To queries from EL PAÍS, a Google spokeswoman responded that they try to do everything at the same time: protect the user and also give app developers more possibilities. “User security and privacy is a top priority for Android. We really appreciate the research from the community that helps keep Android safe. We make constant improvements to Android features to ensure user data is secure and private, while enabling developers to create the best apps possible,” the spokesperson said.
Google said that all applications with access to a device’s records are apps that have been authorized by the device manufacturers, thereby shifting part of the responsibility for potential intrusions to other actors.
“I was genuinely surprised by the degree of sensitive data being logged by hardware device manufacturers,” says Serge Egelman, a researcher at the University of California at Berkeley and a co-founder of AppCensus. “If these devices are being certified by Google as official Android devices, there really needs to be some oversight that they’re following Google policies and basic best practices.”
But nobody monitors or ensures that this information is not accessible to actors who could potentially misuse it.

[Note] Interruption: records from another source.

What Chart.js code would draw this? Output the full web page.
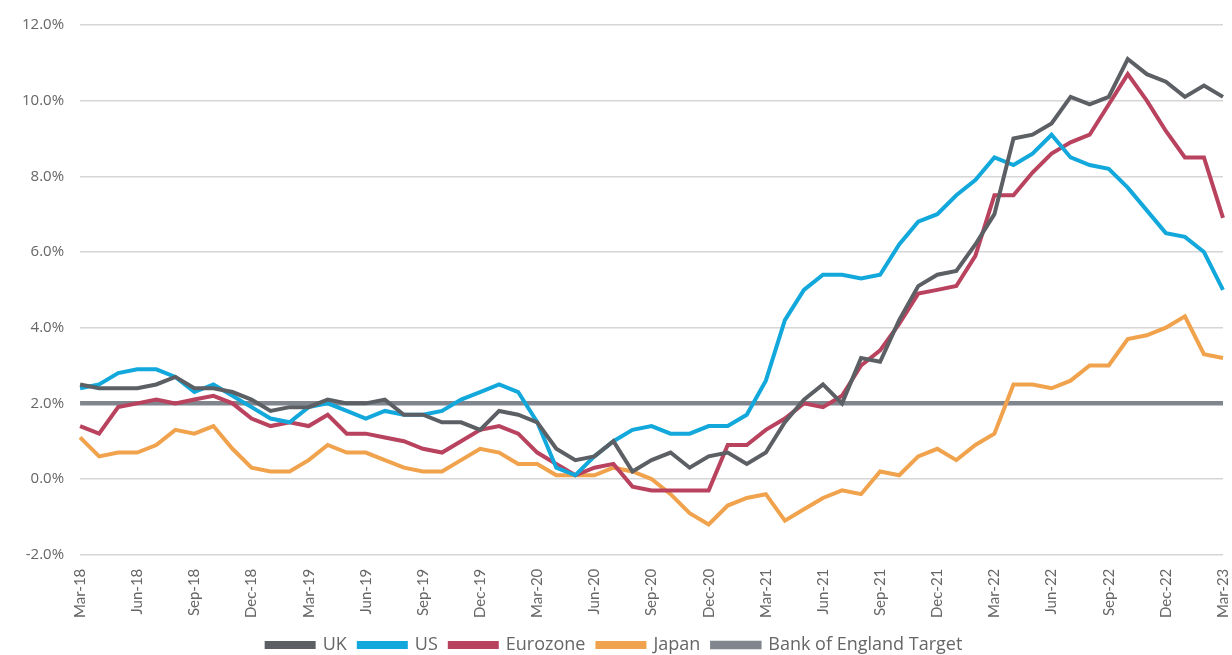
<!DOCTYPE html>
<html>
<head>
<meta charset="utf-8">
<script src="https://cdn.jsdelivr.net/npm/chart.js@4/dist/chart.umd.min.js"></script>
<style>
  html, body { margin: 0; padding: 0; background: #fff; }
  #wrap { width: 1232px; height: 655px; position: relative; }
</style>
</head>
<body>
<div id="wrap"><canvas id="inflation-chart"></canvas></div>
<script>
// monthly, Mar-18 .. Mar-23
var months = ['Jan', 'Feb', 'Mar', 'Apr', 'May', 'Jun', 'Jul', 'Aug', 'Sep', 'Oct', 'Nov', 'Dec'];
var labels = [];
for (var k = 0; k < 61; k++) {
    var m = (2 + k) % 12;
    var yr = 18 + Math.floor((2 + k) / 12);
    labels.push(months[m] + '-' + yr);
}

var uk = [2.5, 2.4, 2.4, 2.4, 2.5, 2.7, 2.4, 2.4, 2.3, 2.1, 1.8, 1.9, 1.9, 2.1, 2.0, 2.0, 2.1, 1.7, 1.7, 1.5,
    1.5, 1.3, 1.8, 1.7, 1.5, 0.8, 0.5, 0.6, 1.0, 0.2, 0.5, 0.7, 0.3, 0.6, 0.7, 0.4, 0.7, 1.5, 2.1, 2.5,
    2.0, 3.2, 3.1, 4.2, 5.1, 5.4, 5.5, 6.2, 7.0, 9.0, 9.1, 9.4, 10.1, 9.9, 10.1, 11.1, 10.7, 10.5, 10.1, 10.4, 10.1];
var us = [2.4, 2.5, 2.8, 2.9, 2.9, 2.7, 2.3, 2.5, 2.2, 1.9, 1.6, 1.5, 1.9, 2.0, 1.8, 1.6, 1.8, 1.7, 1.7, 1.8,
    2.1, 2.3, 2.5, 2.3, 1.5, 0.3, 0.1, 0.6, 1.0, 1.3, 1.4, 1.2, 1.2, 1.4, 1.4, 1.7, 2.6, 4.2, 5.0, 5.4,
    5.4, 5.3, 5.4, 6.2, 6.8, 7.0, 7.5, 7.9, 8.5, 8.3, 8.6, 9.1, 8.5, 8.3, 8.2, 7.7, 7.1, 6.5, 6.4, 6.0, 5.0];
var eurozone = [1.4, 1.2, 1.9, 2.0, 2.1, 2.0, 2.1, 2.2, 2.0, 1.6, 1.4, 1.5, 1.4, 1.7, 1.2, 1.2, 1.1, 1.0, 0.8, 0.7,
    1.0, 1.3, 1.4, 1.2, 0.7, 0.4, 0.1, 0.3, 0.4, -0.2, -0.3, -0.3, -0.3, -0.3, 0.9, 0.9, 1.3, 1.6, 2.0, 1.9,
    2.2, 3.0, 3.4, 4.1, 4.9, 5.0, 5.1, 5.9, 7.5, 7.5, 8.1, 8.6, 8.9, 9.1, 9.9, 10.7, 10.0, 9.2, 8.5, 8.5, 6.9];
var japan = [1.1, 0.6, 0.7, 0.7, 0.9, 1.3, 1.2, 1.4, 0.8, 0.3, 0.2, 0.2, 0.5, 0.9, 0.7, 0.7, 0.5, 0.3, 0.2, 0.2,
    0.5, 0.8, 0.7, 0.4, 0.4, 0.1, 0.1, 0.1, 0.3, 0.2, 0.0, -0.4, -0.9, -1.2, -0.7, -0.5, -0.4, -1.1, -0.8, -0.5,
    -0.3, -0.4, 0.2, 0.1, 0.6, 0.8, 0.5, 0.9, 1.2, 2.5, 2.5, 2.4, 2.6, 3.0, 3.0, 3.7, 3.8, 4.0, 4.3, 3.3, 3.2];
var boeTarget = labels.map(function () { return 2.0; });

var yTicks = [-2, 0, 2, 4, 6, 8, 10, 12];

function series(name, data, color, width) {
    return {
        label: name,
        data: data,
        borderColor: color,
        backgroundColor: color,
        borderWidth: width,
        pointRadius: 0,
        tension: 0,
        fill: false
    };
}

var ctx = document.getElementById('inflation-chart').getContext('2d');
var chart = new Chart(ctx, {
    type: 'line',
    data: {
        labels: labels,
        datasets: [
            series('UK', uk, '#5c6064', 4),
            series('US', us, '#12a8dc', 4),
            series('Eurozone', eurozone, '#b9425f', 4),
            series('Japan', japan, '#f1a24c', 4),
            series('Bank of England Target', boeTarget, '#81868e', 4.5)
        ]
    },
    options: {
        responsive: true,
        maintainAspectRatio: false,
        animation: false,
        layout: { padding: { top: 13, right: 9, left: 6, bottom: -9 } },
        plugins: {
            tooltip: { enabled: false },
            legend: {
                position: 'bottom',
                labels: {
                    boxWidth: 47,
                    boxHeight: 4,
                    padding: 12,
                    color: '#666',
                    font: { family: 'Open Sans', size: 18 }
                }
            }
        },
        scales: {
            x: {
                offset: false,
                grid: { display: false },
                border: { display: false },
                afterFit: function (scale) { scale.paddingRight = 0; scale.paddingLeft = 0; },
                ticks: {
                    autoSkip: false,
                    maxRotation: 90,
                    minRotation: 90,
                    padding: 6,
                    color: '#666',
                    font: { family: 'Lato', size: 15 },
                    callback: function (v, i) { return i % 3 === 0 ? labels[i] : ''; }
                }
            },
            y: {
                min: -2,
                max: 12,
                afterBuildTicks: function (axis) {
                    axis.ticks = yTicks.map(function (v) { return { value: v }; });
                },
                grid: { color: '#d6d6d6', lineWidth: 1.5, drawTicks: false },
                border: { display: false },
                ticks: {
                    padding: 16,
                    color: '#666',
                    font: { family: 'Open Sans', size: 15 },
                    callback: function (v) { return v.toFixed(1) + '%'; }
                }
            }
        }
    }
});
</script>
</body>
</html>
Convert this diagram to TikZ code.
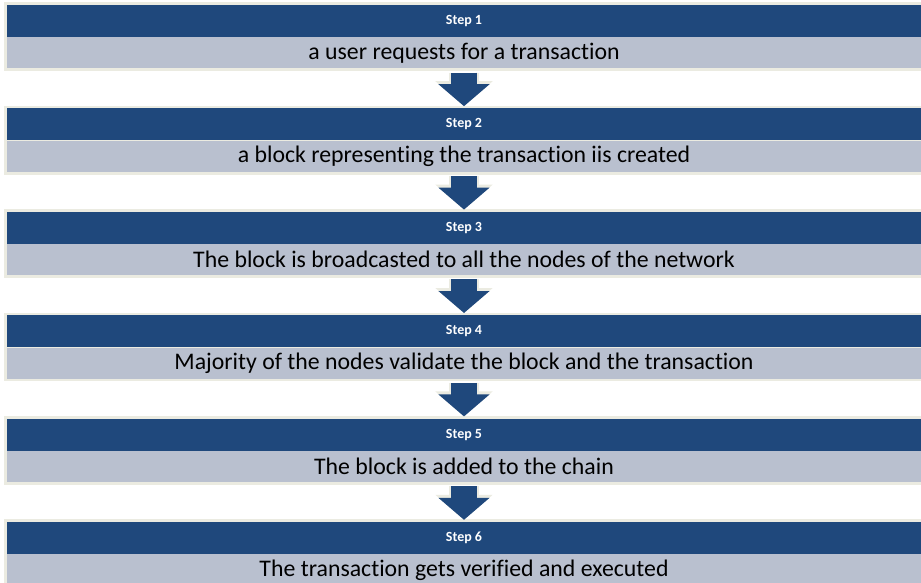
\documentclass[tikz,border=0pt]{standalone}
\usepackage{fontspec}
\setmainfont{Carlito}[Ligatures=NoCommon]
\usepackage{xcolor}
\usetikzlibrary{positioning,fit,backgrounds,arrows.meta}

\definecolor{stepblue}{HTML}{1F487C}
\definecolor{steplight}{HTML}{B9C0CF}
\definecolor{stepedge}{HTML}{EBEBE1}

\begin{document}
\begin{tikzpicture}[x=1pt,y=1pt,
  stephead/.style={fill=stepblue, text=white, font=\bfseries\fontsize{14}{16}\selectfont,
    minimum width=914pt, minimum height=32pt, inner sep=0pt},
  stepbody/.style={fill=steplight, text=black, font=\fontsize{23.8}{26}\selectfont,
    minimum width=914pt, minimum height=31pt, inner sep=0pt},
  stepframe/.style={fill=stepedge, inner sep=2.5pt},
  flow/.style={draw=stepblue, line width=26pt, shorten <=4pt, shorten >=2pt,
    -{Triangle[width=50pt, length=22pt]},
    preaction={draw=stepedge, line width=30pt, -{Triangle[width=56pt, length=25pt]}}}]
\useasboundingbox (0,0) rectangle (921,-582);

% Step 1
\node[stephead] (h1) at (464,-21) {Step 1};
\node[stepbody, below=0pt of h1] (b1) {a user requests for a transaction};

% Step 2
\node[stephead, below=39.6pt of b1] (h2) {Step 2};
\node[stepbody, below=0pt of h2] (b2) {a block representing the transaction iis created};

% Step 3
\node[stephead, below=39.6pt of b2] (h3) {Step 3};
\node[stepbody, below=0pt of h3] (b3) {The block is broadcasted to all the nodes of the network};

% Step 4
\node[stephead, below=39.6pt of b3] (h4) {Step 4};
\node[stepbody, below=0pt of h4] (b4) {Majority of the nodes validate the block and the transaction};

% Step 5
\node[stephead, below=39.6pt of b4] (h5) {Step 5};
\node[stepbody, below=0pt of h5] (b5) {The block is added to the chain};

% Step 6
\node[stephead, below=39.6pt of b5] (h6) {Step 6};
\node[stepbody, below=0pt of h6] (b6) {The transaction gets verified and executed};

% Light frames behind each step
\begin{scope}[on background layer]
\node[stepframe, fit=(h1)(b1)] (f1) {};
\node[stepframe, fit=(h2)(b2)] (f2) {};
\node[stepframe, fit=(h3)(b3)] (f3) {};
\node[stepframe, fit=(h4)(b4)] (f4) {};
\node[stepframe, fit=(h5)(b5)] (f5) {};
\node[stepframe, fit=(h6)(b6)] (f6) {};
\end{scope}

% Arrows between steps
\draw[flow] (b1) -- (h2);
\draw[flow] (b2) -- (h3);
\draw[flow] (b3) -- (h4);
\draw[flow] (b4) -- (h5);
\draw[flow] (b5) -- (h6);

\end{tikzpicture}
\end{document}
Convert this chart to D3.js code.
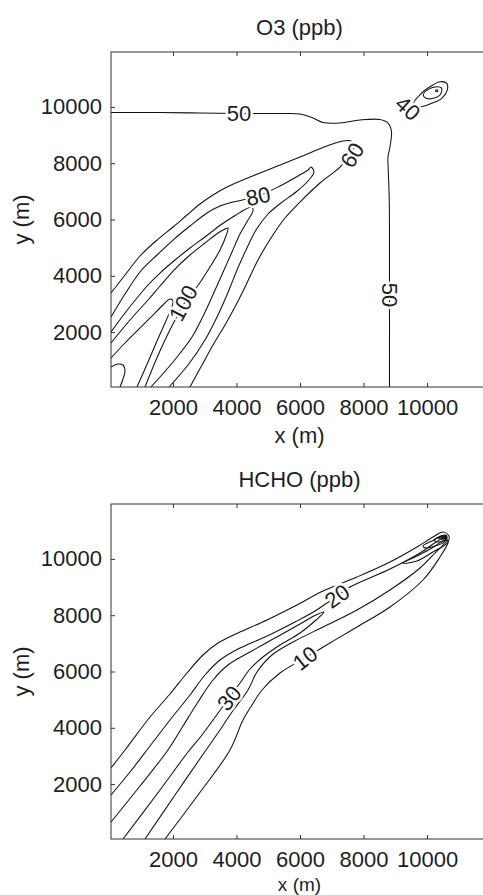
<!DOCTYPE html>
<html>
<head>
<meta charset="utf-8">
<script src="https://cdn.jsdelivr.net/npm/d3@7"></script>
<style>
  body { margin: 0; background: #fff; }
  svg text { font-family: "Liberation Sans", Arial, sans-serif; fill: #1e1e1e; }
</style>
</head>
<body>
<svg id="chart" width="483" height="895"></svg>
<script>
/* grid extent (cell centres, m) and axis ticks */
var gridExtent = [50, 11950];
var xTicks = [2000, 4000, 6000, 8000, 10000];
var yTicks = [2000, 4000, 6000, 8000, 10000];

/* O3 contour lines, [x, y] in metres */
var o3Level50 = [[50,9800],[1593,9800],[2852,9782],[4079,9765],[5370,9765],[6000,9747],[6409,9605],[6724,9445],
  [7259,9427],[7888,9534],[8518,9552],[8770,9427],[8880,9125],[8833,8586],[8770,8220],[8779,7758],[8811,6586],
  [8817,3744],[8817,50]];
var o3Level60 = [[50,3389],[491,4028],[963,4703],[1498,5271],[2002,5733],[2442,6159],[2852,6550],[3261,6870],
  [3702,7154],[4426,7509],[5213,7864],[6000,8220],[6850,8610],[7354,8788],[7605,8788],[7700,8646],[7574,8290],
  [7259,7864],[6629,7296],[6000,6621],[5528,6053],[5087,5342],[4678,4561],[4300,3673],[3985,2963],[3639,2252],
  [3261,1542],[2915,831],[2537,50]];
var o3Level80 = [[50,2536],[491,3353],[963,4135],[1498,4739],[2002,5271],[2537,5769],[3072,6230],[3481,6479],
  [3891,6621],[4678,6834],[5370,7190],[5937,7545],[6252,7758],[6346,7864],[6440,7687],[6252,7367],[5874,6976],
  [5402,6586],[4993,6195],[4615,5627],[4300,4916],[4016,4206],[3765,3495],[3418,2607],[3009,1719],[2474,831],
  [1876,50]];
var o3Level90 = [[50,2004],[491,2678],[868,3211],[1215,3673],[1593,4099],[2065,4561],[2537,4987],[3009,5378],
  [3544,5840],[3985,6159],[4300,6373],[4489,6444],[4520,6302],[4363,5982],[4111,5485],[3859,4845],[3607,4206],
  [3355,3567],[3041,2785],[2600,1826],[2002,938],[1309,50]];
var o3Level100 = [[50,1613],[648,2430],[1215,3140],[1593,3638],[2065,4241],[2537,4739],[3009,5165],[3418,5520],
  [3639,5662],[3733,5698],[3670,5414],[3481,4916],[3166,4312],[2820,3709],[2537,3282],[2317,2963],[2065,2430],
  [1781,1790],[1467,1009],[1120,50]];
var o3Level110 = [[50,1080],[491,1613],[963,2146],[1372,2607],[1687,2963],[1907,3176],[2002,3105],[1939,2821],
  [1750,2323],[1498,1684],[1215,938],[868,50]];
var o3Level120 = [[50,760],[270,867],[428,831],[491,618],[428,334],[333,50]];
var o3Level40 = [[9588,10173],[9714,10351],[9903,10564],[10092,10717],[10407,10894],[10618,10837],[10637,10599],
  [10460,10305],[10145,10127],[9831,10006],[9620,10031]];
var o3Level30 = [[9881,10422],[10039,10624],[10303,10717],[10460,10660],[10407,10422],[10196,10305],[9966,10305]];
var o3Level20 = [[10270,10560],[10320,10545],[10335,10590],[10285,10600]];

/* O3 inline labels: text, x, y (m), angle (deg) */
var o3Labels = [["50",4079,9765,0],["50",8817,3318,90],["40",9400,9960,42],["60",7637,8290,-58],
  ["80",4678,6834,-12],["100",2317,3034,-62]];

/* HCHO contour lines */
var hchoLevel10 = [[50,2572],[491,3211],[1278,4383],[1907,5200],[2442,5946],[2946,6586],[3418,7012],[4048,7367],
  [4961,7829],[5842,8326],[6724,8859],[7794,9356],[8833,9889],[9683,10422],[10186,10777],[10501,10955],
  [10690,10812],[10659,10564],[10407,10066],[9872,9250],[8833,8290],[7794,7580],[6944,7012],[6157,6479],
  [5370,5946],[4804,5342],[4489,4810],[4205,4277],[3796,3211],[2789,1613],[1750,50]];
var hchoLevel20 = [[50,1613],[648,2430],[1278,3353],[1907,4277],[2537,5165],[3009,5875],[3481,6408],[4111,6834],
  [4898,7225],[5842,7758],[6472,8149],[7165,8681],[7573,9001],[8833,9640],[9777,10209],[10281,10599],
  [10596,10777],[10627,10670],[10564,10564],[10281,10244],[9777,9676],[8833,8894],[7794,8184],[6724,7580],
  [5842,7083],[5118,6586],[4646,5982],[4363,5342],[3859,4561],[3481,3922],[3041,3211],[2065,1613],[1120,50]];
var hchoLevel30 = [[50,654],[963,1933],[1844,3211],[2317,4064],[2789,4916],[3261,5698],[3733,6230],[4426,6692],
  [5213,7190],[6000,7687],[6504,8006],[6755,8113],[6504,7829],[6000,7367],[5370,6941],[4835,6515],[4426,6088],
  [4111,5591],[3765,5058],[3355,4419],[2915,3744],[2474,3140],[1593,1790],[428,50]];
var hchoLevel30b = [[9242,9853],[9683,10102],[10155,10386],[10564,10670],[10659,10635],[10596,10528],
  [10186,10244],[9683,9924]];
var hchoLevel40 = [[9872,10457],[10155,10635],[10438,10777],[10596,10741],[10533,10599],[10250,10457],[9966,10386]];
var hchoLevel50 = [[10218,10670],[10470,10812],[10627,10777],[10564,10670],[10344,10599]];
var hchoLevel60 = [[10344,10741],[10533,10848],[10627,10812],[10501,10706]];
var hchoLevel70 = [[10438,10777],[10596,10830],[10596,10741],[10470,10724]];
var hchoLevel80 = [[10470,10790],[10564,10812],[10580,10760],[10500,10745]];

var hchoLabels = [["20",7165,8681,-35],["10",6157,6479,-38],["30",3765,5058,-52]];

var panels = [
  {
    id: "o3", title: "O3 (ppb)", top: 52,
    contours: [
      {level: 50, points: o3Level50}, {level: 60, points: o3Level60}, {level: 80, points: o3Level80},
      {level: 90, points: o3Level90}, {level: 100, points: o3Level100}, {level: 110, points: o3Level110},
      {level: 120, points: o3Level120},
      {level: 40, points: o3Level40, closed: true}, {level: 30, points: o3Level30, closed: true},
      {level: 20, points: o3Level20, closed: true}
    ],
    labels: o3Labels
  },
  {
    id: "hcho", title: "HCHO (ppb)", top: 504,
    contours: [
      {level: 10, points: hchoLevel10}, {level: 20, points: hchoLevel20}, {level: 30, points: hchoLevel30},
      {level: 30, points: hchoLevel30b, closed: true}, {level: 40, points: hchoLevel40, closed: true},
      {level: 50, points: hchoLevel50, closed: true}, {level: 60, points: hchoLevel60, closed: true},
      {level: 70, points: hchoLevel70, closed: true}, {level: 80, points: hchoLevel80, closed: true}
    ],
    labels: hchoLabels
  }
];

var plotLeft = 111;
var plotW = 378;
var plotH = 335;
var fontSize = 22;
var pageH = 895;

var svg = d3.select("#chart");
svg.append("rect").attr("width", 483).attr("height", pageH).attr("fill", "#fff");

function tidyAxis(g) {
  g.select(".domain").remove();
  g.selectAll(".tick line").attr("stroke", "#333");
  g.attr("font-family", null).attr("font-size", fontSize);
  g.selectAll(".tick text").attr("fill", "#1e1e1e");
}

function drawPanel(spec) {
  var x = d3.scaleLinear().domain(gridExtent).range([0, plotW]);
  var y = d3.scaleLinear().domain(gridExtent).range([plotH, 0]);

  var g = svg.append("g").attr("transform", "translate(" + plotLeft + "," + spec.top + ")");

  g.append("clipPath").attr("id", "clip-" + spec.id)
    .append("rect").attr("width", plotW).attr("height", plotH);

  var openLine = d3.line().x(function(d) { return x(d[0]); }).y(function(d) { return y(d[1]); })
    .curve(d3.curveCatmullRom.alpha(0.5));
  var closedLine = d3.line().x(function(d) { return x(d[0]); }).y(function(d) { return y(d[1]); })
    .curve(d3.curveCatmullRomClosed.alpha(0.5));

  var plot = g.append("g").attr("clip-path", "url(#clip-" + spec.id + ")");

  plot.selectAll("path.contour").data(spec.contours).enter().append("path")
    .attr("class", "contour")
    .attr("d", function(d) { return (d.closed ? closedLine : openLine)(d.points); })
    .attr("fill", "none")
    .attr("stroke", "#111")
    .attr("stroke-width", 1.05)
    .attr("stroke-linejoin", "round");

  // inline labels, white halo breaks the line underneath like clabel does
  plot.selectAll("text.clabel").data(spec.labels).enter().append("text")
    .attr("class", "clabel")
    .attr("transform", function(d) { return "translate(" + x(d[1]) + "," + y(d[2]) + ") rotate(" + d[3] + ")"; })
    .attr("text-anchor", "middle")
    .attr("dy", "0.36em")
    .attr("font-size", fontSize)
    .attr("stroke", "#fff")
    .attr("stroke-width", 5)
    .style("paint-order", "stroke")
    .text(function(d) { return d[0]; });

  // axes: ticks point inward on all four sides, labels left and bottom only
  g.append("g").attr("transform", "translate(0," + plotH + ")")
    .call(d3.axisBottom(x).tickValues(xTicks).tickSize(-4).tickPadding(12).tickFormat(d3.format("d")))
    .call(tidyAxis);
  g.append("g")
    .call(d3.axisLeft(y).tickValues(yTicks).tickSize(-4).tickPadding(9).tickFormat(d3.format("d")))
    .call(tidyAxis);
  g.append("g")
    .call(d3.axisTop(x).tickValues(xTicks).tickSize(-4).tickFormat(""))
    .call(tidyAxis);
  g.append("g").attr("transform", "translate(" + plotW + ",0)")
    .call(d3.axisRight(y).tickValues(yTicks).tickSize(-4).tickFormat(""))
    .call(tidyAxis);

  g.append("rect").attr("width", plotW).attr("height", plotH)
    .attr("fill", "none").attr("stroke", "#333").attr("stroke-width", 1);

  // x label 56px under the frame; the last one runs into the page edge,
  // so it is tucked up and set a little smaller there
  var room = pageH - spec.top;
  var fits = plotH + 56 + 5 <= room;
  var xLabelY = fits ? plotH + 56 : room - 4;
  var xLabelSize = fits ? fontSize : 19;

  g.append("text").attr("x", plotW / 2 - 0.5).attr("y", -17)
    .attr("text-anchor", "middle").attr("font-size", fontSize).text(spec.title);
  g.append("text").attr("x", plotW / 2 - 0.5).attr("y", xLabelY)
    .attr("text-anchor", "middle").attr("font-size", xLabelSize).text("x (m)");
  g.append("text")
    .attr("transform", "translate(" + (28.5 - plotLeft) + "," + (plotH / 2) + ") rotate(-90)")
    .attr("text-anchor", "middle").attr("font-size", fontSize).text("y (m)");
}

panels.forEach(drawPanel);
</script>
</body>
</html>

Bart Preneel, a professor at the Catholic University of Leuven and technical director of the Belgian digital tracking app Coronalert, describes the problem in three points: “One, it makes it easier for developers to record a lot of information, and most of it contain sensitive data, particularly if logs from multiple applications are combined. Two, this information is useful for Google and for manufacturers. But many other applications authorized by them also have access, so the risk of abuse is very high: it allows the creation of user profiles by a large number of parties. And three, Google warns developers not to log too much, but developers do this anyway, and it’s not policed,” Preneel says.
An insufficient remedy from Google
In this case, the information that shows up in the logs should not actually be there. Android’s advice for years has been to avoid including private activity in those logs. But it is not controlled or monitored, and for app developers and manufacturers the problem is not directly theirs. It is a clear example that the worst consequence is borne by the user, who knows nothing of what is happening. It is software that is already there when it reaches your hands, inside your mobile device.
After learning about the investigation, Google introduced a warning for users in version 13 of Android: “The mechanisms that Google has introduced in Android 13 to improve transparency and inform users about access to logs for pre-installed apps are a good step,” says Vallina-Rodríguez. “They will allow users to control when and who can access this information. However, improving the permit system only mitigates this specific problem, and cannot address the general problems associated with the lack of control over the supply chain of digital products,” he adds. It’s an insufficient remedy, says Preenel: “It’s just a patch, most users don’t have the time or desire to control these types of settings.”
Google obviously doesn’t bear full responsibility. App developers should be more careful about what information they allow to appear in logs and remember that they are not the only ones who have access to that information: “The creators of apps could log less data,” says Joel Reardon, a researcher at the University of Calgary and co-founder of AppCensus. “Many apps use services like Crashlytics to collect error logs, which allows them to debug with the app already deployed. In the past, users of such software were called beta testers and participation was voluntary. If app creators don’t intend to look at the logs, there’s far less reason to log as much data as we’ve found.”